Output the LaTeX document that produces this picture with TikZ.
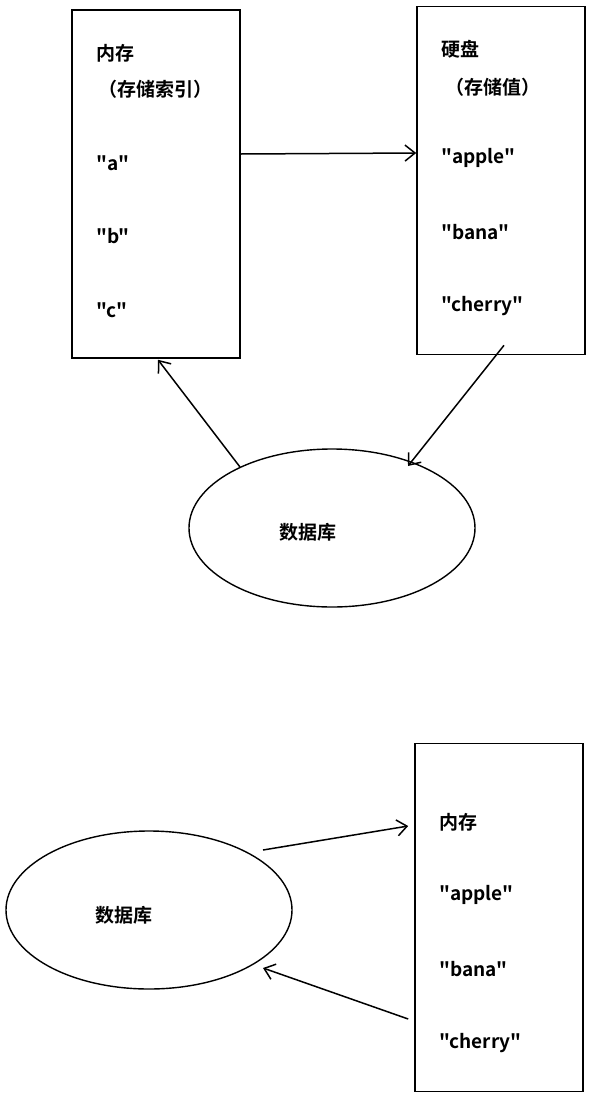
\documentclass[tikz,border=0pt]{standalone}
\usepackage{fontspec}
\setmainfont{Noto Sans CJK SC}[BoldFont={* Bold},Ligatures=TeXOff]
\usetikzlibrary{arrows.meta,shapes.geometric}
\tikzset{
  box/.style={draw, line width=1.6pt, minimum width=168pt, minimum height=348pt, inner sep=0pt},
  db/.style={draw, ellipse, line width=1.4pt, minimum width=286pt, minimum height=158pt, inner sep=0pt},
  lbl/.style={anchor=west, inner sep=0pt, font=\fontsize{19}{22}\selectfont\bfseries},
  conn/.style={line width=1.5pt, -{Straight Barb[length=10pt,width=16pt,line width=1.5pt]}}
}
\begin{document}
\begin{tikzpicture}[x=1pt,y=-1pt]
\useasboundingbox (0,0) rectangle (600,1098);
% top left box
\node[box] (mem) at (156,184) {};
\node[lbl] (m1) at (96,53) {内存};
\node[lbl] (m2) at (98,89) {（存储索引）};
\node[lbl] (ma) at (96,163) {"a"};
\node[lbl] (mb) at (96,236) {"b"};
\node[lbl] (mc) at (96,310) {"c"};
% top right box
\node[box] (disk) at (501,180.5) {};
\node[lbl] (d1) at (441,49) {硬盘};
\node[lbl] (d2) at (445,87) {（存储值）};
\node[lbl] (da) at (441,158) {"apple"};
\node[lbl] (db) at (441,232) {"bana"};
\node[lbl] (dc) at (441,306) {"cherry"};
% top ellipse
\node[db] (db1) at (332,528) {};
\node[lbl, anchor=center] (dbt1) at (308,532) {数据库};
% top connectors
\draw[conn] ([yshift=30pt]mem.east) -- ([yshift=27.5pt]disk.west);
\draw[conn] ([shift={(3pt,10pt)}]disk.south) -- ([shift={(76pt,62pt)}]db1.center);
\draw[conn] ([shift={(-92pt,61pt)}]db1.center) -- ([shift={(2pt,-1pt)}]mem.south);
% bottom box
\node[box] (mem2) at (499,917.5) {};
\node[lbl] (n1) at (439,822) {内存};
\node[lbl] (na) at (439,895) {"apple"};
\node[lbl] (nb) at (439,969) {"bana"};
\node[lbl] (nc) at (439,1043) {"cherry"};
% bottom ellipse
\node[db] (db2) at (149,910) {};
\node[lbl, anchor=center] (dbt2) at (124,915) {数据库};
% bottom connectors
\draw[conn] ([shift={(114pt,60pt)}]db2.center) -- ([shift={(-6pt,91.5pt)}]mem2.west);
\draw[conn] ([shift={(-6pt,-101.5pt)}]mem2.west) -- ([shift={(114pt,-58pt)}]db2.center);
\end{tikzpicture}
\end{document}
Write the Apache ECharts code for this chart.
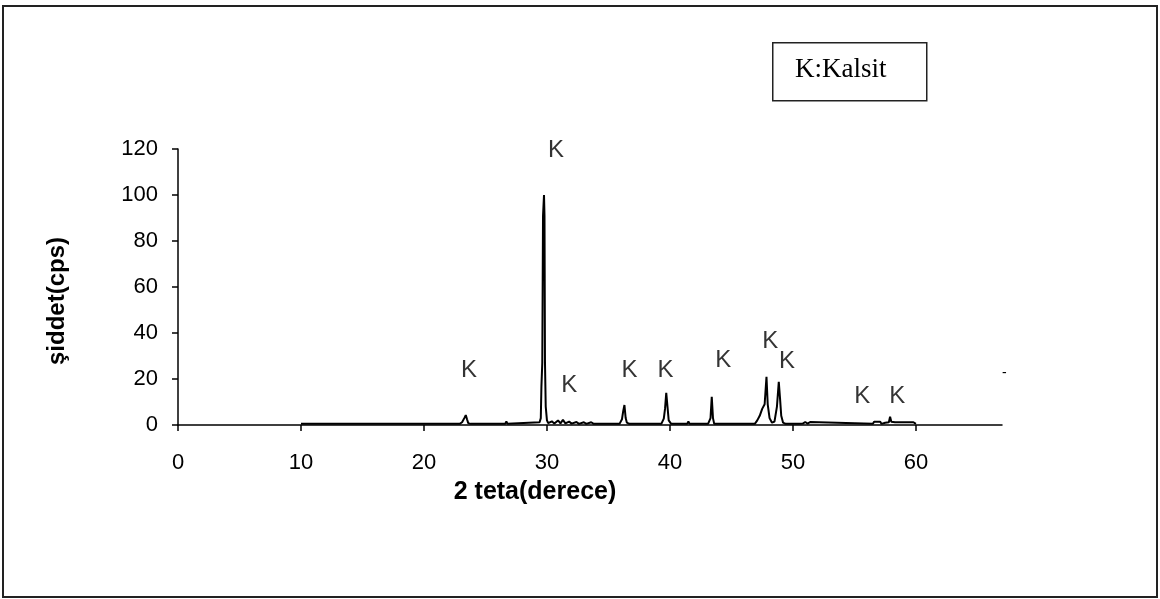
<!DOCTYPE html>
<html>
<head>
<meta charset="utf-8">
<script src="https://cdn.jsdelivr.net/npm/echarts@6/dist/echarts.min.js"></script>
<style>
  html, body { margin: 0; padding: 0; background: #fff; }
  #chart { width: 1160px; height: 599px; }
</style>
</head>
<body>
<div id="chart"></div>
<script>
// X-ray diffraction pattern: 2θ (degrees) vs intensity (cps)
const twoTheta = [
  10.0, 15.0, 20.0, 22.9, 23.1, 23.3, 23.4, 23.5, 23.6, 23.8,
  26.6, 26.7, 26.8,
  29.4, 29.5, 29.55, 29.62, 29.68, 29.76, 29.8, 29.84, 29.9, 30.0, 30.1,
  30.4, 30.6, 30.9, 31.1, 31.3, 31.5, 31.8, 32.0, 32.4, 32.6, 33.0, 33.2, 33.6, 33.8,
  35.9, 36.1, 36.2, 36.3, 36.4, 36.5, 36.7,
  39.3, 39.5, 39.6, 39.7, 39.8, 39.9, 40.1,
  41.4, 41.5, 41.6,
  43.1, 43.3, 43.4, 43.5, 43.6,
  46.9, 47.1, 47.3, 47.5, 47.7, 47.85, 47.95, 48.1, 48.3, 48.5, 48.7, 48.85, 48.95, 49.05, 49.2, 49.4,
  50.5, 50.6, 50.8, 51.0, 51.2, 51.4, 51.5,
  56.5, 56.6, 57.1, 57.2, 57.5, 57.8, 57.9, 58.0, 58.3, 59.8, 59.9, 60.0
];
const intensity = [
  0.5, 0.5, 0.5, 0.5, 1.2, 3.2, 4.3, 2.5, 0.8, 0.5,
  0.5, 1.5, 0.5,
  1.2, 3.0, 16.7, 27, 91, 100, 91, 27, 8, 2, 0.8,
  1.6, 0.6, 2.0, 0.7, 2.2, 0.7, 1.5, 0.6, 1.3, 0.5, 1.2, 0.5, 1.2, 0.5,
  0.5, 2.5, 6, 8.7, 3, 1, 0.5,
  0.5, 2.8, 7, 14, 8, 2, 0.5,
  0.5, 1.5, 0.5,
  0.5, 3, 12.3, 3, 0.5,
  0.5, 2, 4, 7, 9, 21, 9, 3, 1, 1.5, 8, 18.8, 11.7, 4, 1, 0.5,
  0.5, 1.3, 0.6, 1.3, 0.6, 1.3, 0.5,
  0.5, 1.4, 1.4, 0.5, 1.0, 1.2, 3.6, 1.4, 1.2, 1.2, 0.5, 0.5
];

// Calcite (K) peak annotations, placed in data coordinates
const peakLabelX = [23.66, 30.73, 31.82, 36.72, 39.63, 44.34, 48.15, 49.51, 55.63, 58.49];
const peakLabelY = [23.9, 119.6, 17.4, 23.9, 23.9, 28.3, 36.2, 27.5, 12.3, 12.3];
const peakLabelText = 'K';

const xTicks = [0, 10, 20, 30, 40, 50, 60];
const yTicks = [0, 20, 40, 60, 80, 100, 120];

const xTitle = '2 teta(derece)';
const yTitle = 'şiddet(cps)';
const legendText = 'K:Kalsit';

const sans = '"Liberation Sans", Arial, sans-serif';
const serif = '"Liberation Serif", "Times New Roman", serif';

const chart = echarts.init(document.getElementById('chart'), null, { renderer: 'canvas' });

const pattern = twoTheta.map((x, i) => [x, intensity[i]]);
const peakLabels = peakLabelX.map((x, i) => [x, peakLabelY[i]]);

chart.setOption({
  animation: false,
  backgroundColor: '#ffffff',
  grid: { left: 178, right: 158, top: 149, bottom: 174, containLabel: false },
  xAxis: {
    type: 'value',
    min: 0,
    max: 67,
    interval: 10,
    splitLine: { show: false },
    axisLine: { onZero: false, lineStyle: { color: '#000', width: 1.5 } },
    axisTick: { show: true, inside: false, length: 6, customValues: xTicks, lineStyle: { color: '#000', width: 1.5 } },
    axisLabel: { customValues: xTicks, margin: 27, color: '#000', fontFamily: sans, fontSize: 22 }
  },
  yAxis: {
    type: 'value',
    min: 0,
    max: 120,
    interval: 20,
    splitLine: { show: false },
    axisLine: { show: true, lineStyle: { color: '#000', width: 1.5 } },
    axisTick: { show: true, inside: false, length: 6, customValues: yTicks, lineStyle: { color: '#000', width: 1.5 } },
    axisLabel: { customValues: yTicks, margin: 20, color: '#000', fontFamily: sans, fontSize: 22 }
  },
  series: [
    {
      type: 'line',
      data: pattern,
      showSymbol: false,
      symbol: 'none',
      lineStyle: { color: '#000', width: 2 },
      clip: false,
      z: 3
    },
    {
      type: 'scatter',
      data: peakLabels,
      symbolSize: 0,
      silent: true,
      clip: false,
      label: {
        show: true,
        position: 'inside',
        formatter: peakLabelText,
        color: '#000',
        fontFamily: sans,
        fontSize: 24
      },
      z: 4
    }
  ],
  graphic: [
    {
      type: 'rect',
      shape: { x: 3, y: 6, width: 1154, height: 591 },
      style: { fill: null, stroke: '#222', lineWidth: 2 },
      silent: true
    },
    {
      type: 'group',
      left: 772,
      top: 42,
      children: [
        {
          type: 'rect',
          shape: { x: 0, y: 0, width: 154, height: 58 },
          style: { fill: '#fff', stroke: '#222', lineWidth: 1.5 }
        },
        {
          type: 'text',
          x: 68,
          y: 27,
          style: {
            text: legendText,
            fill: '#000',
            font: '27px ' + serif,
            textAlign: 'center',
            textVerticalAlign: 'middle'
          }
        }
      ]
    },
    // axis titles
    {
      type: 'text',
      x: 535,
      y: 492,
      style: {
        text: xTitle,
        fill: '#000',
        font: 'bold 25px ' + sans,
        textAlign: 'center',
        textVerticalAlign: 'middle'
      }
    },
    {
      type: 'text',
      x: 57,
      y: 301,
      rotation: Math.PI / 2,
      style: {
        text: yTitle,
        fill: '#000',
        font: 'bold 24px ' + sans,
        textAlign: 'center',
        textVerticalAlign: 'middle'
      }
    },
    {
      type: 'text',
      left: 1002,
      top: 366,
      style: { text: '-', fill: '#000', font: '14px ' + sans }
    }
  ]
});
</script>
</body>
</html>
========================
DIRECTIVE — Which lines contain the word "this"? Return each of them.

TASK RESULT —
Output the LaTeX document that produces this picture with TikZ.
Write the Apache ECharts code for this chart.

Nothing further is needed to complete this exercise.